Las Vegas is an improbable – if not impossible - city. Improbable in the sense that it offers unexpected sites to tourists who indulge in gambling and other entertainment for which it is renown. Many of the sites along the main strip are replicas of famous buildings and monuments like the Eiffel Tower, an Egyptian pyramid or a Manhattan skyscraper. There is even a Venetian canal with gondoliers. Architectural audacity aside, the city itself is an improbable construct: a vibrant expanse of urban life in the middle of a desert. And the feats that it performs to maintain this act reach the same level of incredulity, especially when it concerns its own survival.
Faced with a drought that threatens its water supply, the water authority responsible for the city had a tunnel drilled under a nearby lake to make sure residents and tourists alike could drink, cook and wash for years to come.
It has been years that Las Vegas and the rest of the U.S. southwest have suffered from drought. The Colorado River, which brings water to the region and beyond, is flowing less forcefully. As a consequence, the water level of Lake Mead, the artificial lake that supplies nearly all of the city’s water, is falling.
Las Vegas has already adopted water conservation measures, such as incentives encouraging residents to replace their grassy lawns with rock and cacti to cut back on sprinkling. But these measures might not be enough, according to a June 2014 report by Fitch Ratings.
“While many desert cities are intimately familiar with drought and water supply issues and have planned accordingly, a permanent climate shift would dramatically alter long-term growth prospects,” it said.

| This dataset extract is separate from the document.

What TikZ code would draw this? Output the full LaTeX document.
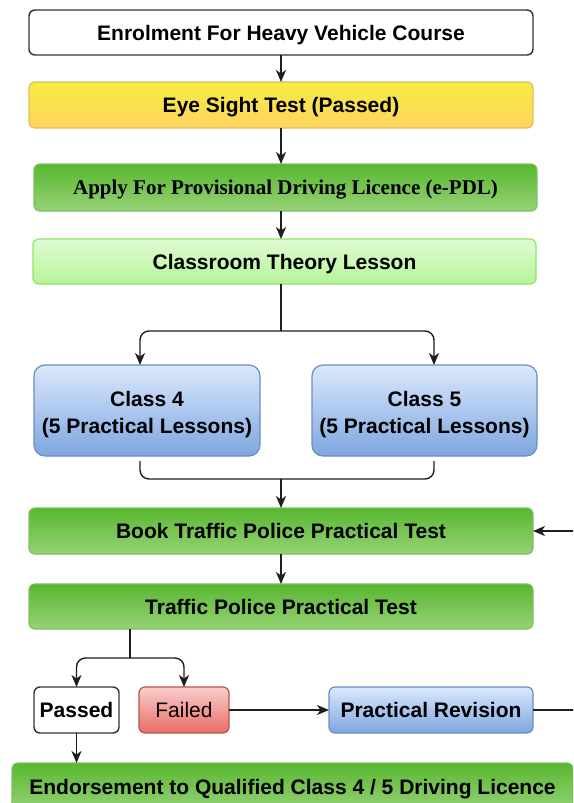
\documentclass[tikz,border=0pt]{standalone}
\usepackage{fontspec}
\setmainfont{Liberation Sans}
\newfontfamily\serifbold{Liberation Serif}
\usetikzlibrary{arrows.meta,calc}
\definecolor{lineC}{RGB}{30,30,30}
\definecolor{boxC}{RGB}{51,51,51}
\definecolor{yelT}{RGB}{247,237,66}
\definecolor{yelB}{RGB}{253,212,95}
\definecolor{yelD}{RGB}{222,190,100}
\definecolor{grnT}{RGB}{88,183,48}
\definecolor{grnB}{RGB}{150,210,118}
\definecolor{grnD}{RGB}{128,190,98}
\definecolor{lgrT}{RGB}{224,252,212}
\definecolor{lgrB}{RGB}{182,244,152}
\definecolor{lgrD}{RGB}{146,226,110}
\definecolor{bluT}{HTML}{DAE8FC}
\definecolor{bluB}{HTML}{7EA6E0}
\definecolor{bluD}{HTML}{6C8EBF}
\definecolor{redT}{HTML}{F8CECC}
\definecolor{redB}{HTML}{EA6B66}
\definecolor{redD}{HTML}{B85450}
\begin{document}
\begin{tikzpicture}[x=1pt,y=-1pt,
  box/.style={draw, rounded corners=6pt, line width=1.2pt, inner sep=0pt, outer sep=0pt,
    align=center, text height=15pt, text depth=0pt,
    font=\fontsize{21}{26.5}\selectfont\bfseries},
  whitebox/.style={box, draw=boxC, fill=white, line width=1.4pt},
  yelbox/.style={box, draw=yelD, top color=yelT, bottom color=yelB},
  grnbox/.style={box, draw=grnD, top color=grnT, bottom color=grnB},
  lgrbox/.style={box, draw=lgrD, top color=lgrT, bottom color=lgrB},
  blubox/.style={box, draw=bluD, top color=bluT, bottom color=bluB},
  redbox/.style={box, draw=redD, top color=redT, bottom color=redB},
  classbox/.style={blubox, rounded corners=11pt, text height=45pt, minimum height=91pt},
  conn/.style={draw=lineC, line width=1.4pt, rounded corners=9pt},
  arr/.style={conn, -{Stealth[length=12pt,width=10pt,inset=3.5pt]}}]
\clip (0,0) rectangle (573,803);
\fill[white] (0,0) rectangle (573,803);

\node[whitebox, minimum width=504pt, minimum height=45pt] (enrol) at (281,32.5) {Enrolment For Heavy Vehicle Course};
\node[yelbox, minimum width=504pt, minimum height=46pt] (eye) at (281,105) {Eye Sight Test (Passed)};
\node[grnbox, minimum width=503pt, minimum height=47pt, text height=13.5pt, font=\fontsize{21}{24}\serifbold\bfseries] (apply) at (285.5,187.5) {Apply For Provisional Driving Licence (e-PDL)};
\node[lgrbox, minimum width=503pt, minimum height=45pt] (theory) at (284.5,261.5) {Classroom Theory Lesson};
\node[classbox, minimum width=226pt] (c4) at (147,410.5) {Class 4\\(5 Practical Lessons)};
\node[classbox, minimum width=225pt] (c5) at (424.5,410.5) {Class 5\\(5 Practical Lessons)};
\node[grnbox, minimum width=504pt, minimum height=46pt] (book) at (281,531) {Book Traffic Police Practical Test};
\node[grnbox, minimum width=504pt, minimum height=45pt] (traffic) at (281,606.5) {Traffic Police Practical Test};
\node[whitebox, minimum width=85pt, minimum height=46pt] (passed) at (76.5,710) {Passed};
\node[redbox, minimum width=90pt, minimum height=46pt, font=\fontsize{21}{24}\selectfont] (failed) at (184,710) {Failed};
\node[blubox, minimum width=204pt, minimum height=46pt] (rev) at (431,710) {Practical Revision};
\node[grnbox, minimum width=561pt, minimum height=48pt] (endorse) at (292.5,787) {Endorsement to Qualified Class 4 / 5 Driving Licence};

\coordinate (split) at (281,331);
\coordinate (merge) at (281,479);
\coordinate (tsplit) at (130,658);
\coordinate (loopR) at (590,0);

\draw[arr] (enrol.south) -- (eye.north);
\draw[arr] (eye.south) -- (eye.south |- apply.north);
\draw[arr] (eye.south |- apply.south) -- (eye.south |- theory.north);
\draw[conn] (eye.south |- theory.south) -- (split);
\draw[arr] (split) -| ($(c4.north west)+(106,0)$);
\draw[arr] (split) -| ($(c5.north west)+(122,0)$);
\draw[conn] ($(c4.south west)+(106,5)$) |- (merge);
\draw[conn] ($(c5.south west)+(122,5)$) |- (merge);
\draw[arr] (merge) -- (merge |- book.north);
\draw[arr] (book.south) -- (traffic.north);
\draw[conn] ($(traffic.south west)+(101,0)$) -- (tsplit);
\draw[arr] (tsplit) -| (passed.north);
\draw[arr] (tsplit) -| (failed.north);
\draw[arr] (failed.east) -- (rev.west);
\draw[arr] (passed.south) -- (passed.south |- endorse.north);
\draw[arr, rounded corners=0pt] (rev.east) -- (rev.east -| loopR) |- (book.east);
\end{tikzpicture}
\end{document}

The surge in the city’s population to nearly two million hasn’t helped, either. The drilling under Lake Mead was done by Salini Impregilo, which set a record in the world of engineering under the bed of one of the largest artificial lakes in the United States.
The Italian civic engineering group overcame serious geological challenges to drill a four-kilometre-long tunnel under Lake Mead to reach a pipe in the middle of the body of water.The pipe will become the main supplier of water for the residents of the “Entertainment Capital of the World” some 30 kilometres away.
The risks of the project were high. The theoretical water pressure above the heads of the workers steering the boring machine through the rock was up to 15 bars rather the usual one to three bars. “It was the only mining job in the world that was done under such pressure,” said Jim Nickerson, the project manager. “This (was) the most technically challenging job.”
In December 2014, the boring machine completed the final meters of its journey by breaking through the concrete wall of the intake structure that had been placed after an excavation at the bottom of the lake, more than 100 metres below the surface of the lake.
“(It’s) a new milestone (for) Salini Impregilo,” Chief Executive Pietro Salini had exclaimed in a statement announcing the news.
Begun in 2008, the project, which has come to cost more than 300 million euros, is near completion as workers from Vegas Tunnel Constructors - the joint- venture responsible for the project between Salini Impregilo and its U.S. subsidiary, S.A. Healy – have begun to flood the tunnel with water.
By the end of September, they are to remove a number of bulkheads including the one at the bottom of Lake Mead in order to put the new intake into service.
The project comprises a shaft on the shore of the lake that goes down 200 metres to the mouth of the tunnel. Water drawn from the intake’s opening in the middle of the lake will flow through a series of tunnels and shafts before getting pumped to a treatment plant. It will then head for the city.
Dubbed the “third straw”, the pipe will be the primary supply of water to Las Vegas because the other two pipes that were built in the past are becoming too shallow and risk rising above the water level as a result of a long drought.
Lake Mead was created by the Hoover Dam blocking the course of the Colorado River. Drawing water from the bottom of the lake will save money because the water is cleaner than that taken closer to the surface. Its cleanliness means less time required to treat it at the plant.